A Coreia do Norte conduziu seu último grande teste de armamentos em novembro de 2017, quando lançou um míssil balístico intercontinental. Mas desde então Kim declarou uma moratória dos testes nucleares e de mísseis balísticos.
Ao testar uma arma tática de curto alcance, a Coreia do Norte está jogando cautelosamente, segundo analistas. Kim pode aumentar a pressão sobre Washington com esse teste, mas ainda afirmar que não infringiu a moratória.
Karl Dewey, analista sênior da publicação Jane’s by IHS Markit, disse que "o realce à natureza tática da arma" pela Coreia do Norte visava "basicamente o público doméstico, mais que sinalizar uma mudança na abordagem estratégica da Coreia do Norte nas negociações com os Estados Unidos".
Mas outros analistas disseram que o teste foi um sinal mais poderoso destinado a Washington.
"É uma mensagem de Kim Jong-un de que ele não confia mais em Trump ou em Moon Jae-in, e que está pronto para seguir seu próprio caminho", disse Lee Byong-chul, outro especialista em Coreia do Norte do mesmo instituto.
"Ele está mostrando que não haverá recuo ou compromisso sob pressão americana. Este bem pode ser o primeiro passo de Kim para aumentar as tensões na península coreana."
O teste ocorreu em meio a reportagens de que Kim pretendia se encontrar com o presidente da Rússia, Vladimir Putin, na cidade do extremo-oriente russo de Vladivostok na próxima semana.
Na quinta, o Kremlin confirmou em um breve comunicado que os dois se encontrarão neste mês, sem citar uma data específica.
A Coreia do Norte conta com a China e a Rússia, que têm poder de veto no Conselho de Segurança da ONU, para servir de amortecedor contra as iniciativas dos Estados Unidos para impor mais sanções.
China e Rússia também hospedam dezenas de milhares de trabalhadores norte-coreanos, que são uma importante fonte de divisas muito necessárias ao regime de Kim.
Um relatório da Comissão de Sanções da ONU acusou entidades russas de envolvimento em transferências ilegais entre navios de petróleo e carvão para ajudar a Coreia do Norte a escapar das punições.

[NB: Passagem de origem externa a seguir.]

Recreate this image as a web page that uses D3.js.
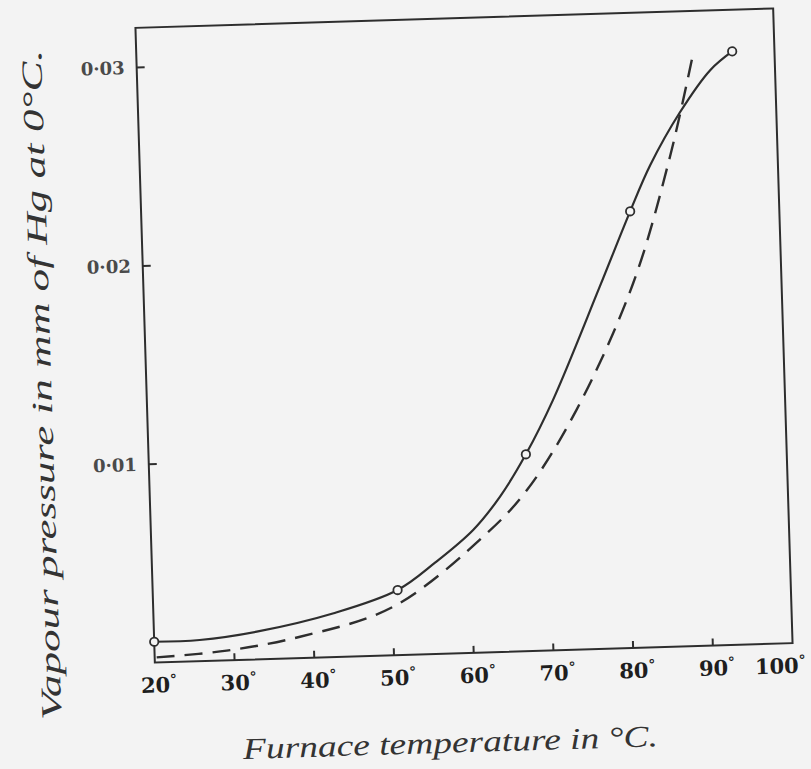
<!DOCTYPE html>
<html><head><meta charset="utf-8">
<script src="https://cdn.jsdelivr.net/npm/d3@7"></script>
<style>body{margin:0;background:#f3f3f3;overflow:hidden}</style>
</head><body>
<svg id="c" width="811" height="769"></svg>
<script>
// ---- data ----
const xTicks = [20, 30, 40, 50, 60, 70, 80, 90, 100];
const yTicks = [0.01, 0.02, 0.03];
const yTickLabels = ["0·01", "0·02", "0·03"];
const obsTemp  = [20, 50.7, 67.3, 81.3, 94.7];
const obsPress = [0.00105, 0.00328, 0.00992, 0.0220, 0.0299];
const solidTemp  = [20, 25.7, 32.9, 42.6, 50.7, 55.5, 60.4, 63.9, 67.3, 70.9, 77.2, 81.3, 84.0, 87.9, 91.9, 94.7];
const solidPress = [0.00105, 0.00107, 0.0014, 0.00221, 0.00328, 0.0046, 0.00619, 0.00783, 0.00992, 0.01261, 0.01825, 0.0220, 0.0243, 0.0269, 0.0290, 0.0299];
const dashTemp  = [20.25, 29.05, 38.3, 50.1, 62.1, 67.3, 73.8, 81.4, 86.5, 89.8];
const dashPress = [0.00026, 0.00049, 0.00108, 0.00245, 0.0060, 0.00812, 0.01207, 0.01837, 0.02469, 0.02986];
const xTitle = "Furnace temperature in °C.";
const yTitle = "Vapour pressure in mm of Hg at 0°C.";

// ---- layout ----
const L = 145, R = 783, T = 18, B = 653;
const svg = d3.select("#c");
svg.append("rect").attr("width", 811).attr("height", 769).attr("fill", "#f3f3f3");
const g = svg.append("g").attr("transform", "rotate(-1.75,464,335.5)");

const x = d3.scaleLinear().domain([20, 100]).range([L, R]);
const y = d3.scaleLinear().domain([0, 0.032]).range([B, T]);
const ink = "#2e2e2e";

// frame
g.append("rect").attr("x", L).attr("y", T).attr("width", R - L).attr("height", B - T)
  .attr("fill", "none").attr("stroke", ink).attr("stroke-width", 2);

// x ticks (inside) + labels
const xAxis = d3.axisBottom(x).tickValues(xTicks).tickSize(0).tickFormat(d => String(d));
const xa = g.append("g").attr("transform", `translate(0,${B})`).call(xAxis);
xa.select(".domain").remove();
xa.selectAll("text").attr("dy", 0).attr("y", 30)
  .attr("font-family", "DejaVu Serif").attr("font-weight", "bold").attr("font-size", 21).attr("fill", "#1e1e1e")
  .attr("text-anchor", d => d === 100 ? "end" : "middle")
  .attr("x", d => d === 100 ? 12 : 3)
  .append("tspan").attr("font-size", 14).attr("dy", -8).text("°");
g.selectAll(".xt").data(xTicks.filter(d => d > 20 && d < 100)).enter().append("line")
  .attr("x1", d => x(d)).attr("x2", d => x(d)).attr("y1", B).attr("y2", B - 7)
  .attr("stroke", ink).attr("stroke-width", 2);

// y ticks (inside) + labels
const yAxis = d3.axisLeft(y).tickValues(yTicks).tickSize(0).tickFormat((d, i) => yTickLabels[i]);
const ya = g.append("g").attr("transform", `translate(${L},0)`).call(yAxis);
ya.select(".domain").remove();
ya.selectAll("text").attr("x", -12)
  .attr("font-family", "DejaVu Serif").attr("font-weight", "bold").attr("font-size", 18).attr("fill", "#4a4a4a");
g.selectAll(".yt").data(yTicks).enter().append("line")
  .attr("x1", L).attr("x2", L + 8).attr("y1", d => y(d)).attr("y2", d => y(d))
  .attr("stroke", ink).attr("stroke-width", 2);

// curves
const line = d3.line().x(d => x(d[0])).y(d => y(d[1])).curve(d3.curveCatmullRom.alpha(0.5));
g.append("path").datum(dashTemp.map((t, i) => [t, dashPress[i]]))
  .attr("d", line).attr("fill", "none").attr("stroke", ink).attr("stroke-width", 2.4)
  .attr("stroke-dasharray", "18,10");
g.append("path").datum(solidTemp.map((t, i) => [t, solidPress[i]]))
  .attr("d", line).attr("fill", "none").attr("stroke", ink).attr("stroke-width", 2.2);

// observed points
g.selectAll(".pt").data(obsTemp.map((t, i) => [t, obsPress[i]])).enter().append("circle")
  .attr("cx", d => x(d[0])).attr("cy", d => y(d[1])).attr("r", 4.2)
  .attr("fill", "#f5f5f5").attr("stroke", ink).attr("stroke-width", 1.8);

// axis titles (handwritten in original)
g.append("text").attr("x", 438).attr("y", 752).attr("text-anchor", "middle")
  .attr("font-family", "Liberation Serif").attr("font-style", "italic").attr("font-size", 30)
  .attr("fill", "#333").attr("textLength", 415).attr("lengthAdjust", "spacingAndGlyphs")
  .text(xTitle);
g.append("text").attr("transform", "translate(50,372) rotate(-90)").attr("text-anchor", "middle")
  .attr("font-family", "Liberation Serif").attr("font-style", "italic").attr("font-size", 29)
  .attr("fill", "#333").attr("textLength", 670).attr("lengthAdjust", "spacingAndGlyphs")
  .text(yTitle);
</script>
</body></html>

A Coreia do Norte depende da China para mais de 93% de seu comércio exterior. Mas, com Pequim amarrada pela guerra comercial com Washington, os norte-coreanos podem precisar mais que nunca da ajuda russa para amortecer as sanções, segundo analistas.
"Kim não quer colocar todos os seus ovos na cesta da China, já que há forte dependência do país para a sobrevivência econômica da Coreia do Norte", disse por email David Kim, analista de pesquisa no Centro Stimson, em Washington.
"Kim Jong-un quer mostrar aos Estados Unidos que a China não é sua única opção."
Em mais um sinal de desespero para tratar com os Estados Unidos, a Coreia do Norte disse na quinta-feira que enquanto as relações de Kim com Trump continuam boas, as negociações não poderão continuar a menos que Washington retire de sua equipe o secretário de Estado, Mike Pompeo.
Pyongyang culpou sua interferência pela interrupção do encontro no Vietnã.
"Mesmo que as negociações com os Estados Unidos recomecem, espero que possamos ter como interlocutor não Pompeo, mas alguma outra pessoa que seja melhor em comunicação e mais madura", disse Kwon Jong Gun, autoridade do Ministério das Relações Exteriores norte-coreano encarregado de assuntos dos Estados Unidos, à Agência Central de Notícias coreana.